The IT security industry should change the way it classifies malicious software to focus on the damage it does, rather than the technical way the software works, according to two industry veterans.
They argue that today's classification system, which tends to focus on the technicalities of malware, neglects a far more important metric that matters more to users: how it tries to steal your money.
"I come from 26 years of technical support, and it irks me that we protect people against things and they don't know what we're protecting them against," said David Perry, global director for education at Trend Micro.
Perry and Anthony Arrott, a colleague at Trend, will present their paper, New approaches to categorising economically-motivated digital threats," on Friday at a security conference in Vienna.
Take the term "virus." The proper definition of virus is a piece of software that replicates or makes copies of itself and attaches itself to other pieces of software.
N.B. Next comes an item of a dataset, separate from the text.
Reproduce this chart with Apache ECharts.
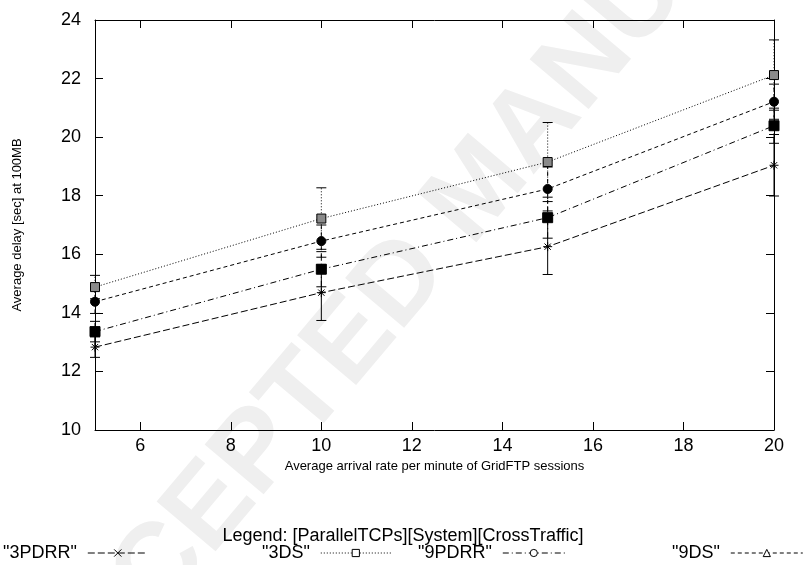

But for nonsecurity professionals, it's "taken to mean the universal indication that there is something wrong with their computer, no matter what the cause," Perry said. Toss in relatively newer terms such as "Trojan horse," "dialer" and "adware" and the situation becomes a mix of confusing vocabulary.
Perry and Arrott stop short of proposing a new taxonomy. However, they do detail some parameters that should be considered when building a new framework to categorise Web threats.
Although malware categorisation systems exist, a new one is necessary because of the focus on economic crime. The "business" models behind the malware are far easier to define than the infinite technical variations that the malware can take, they write.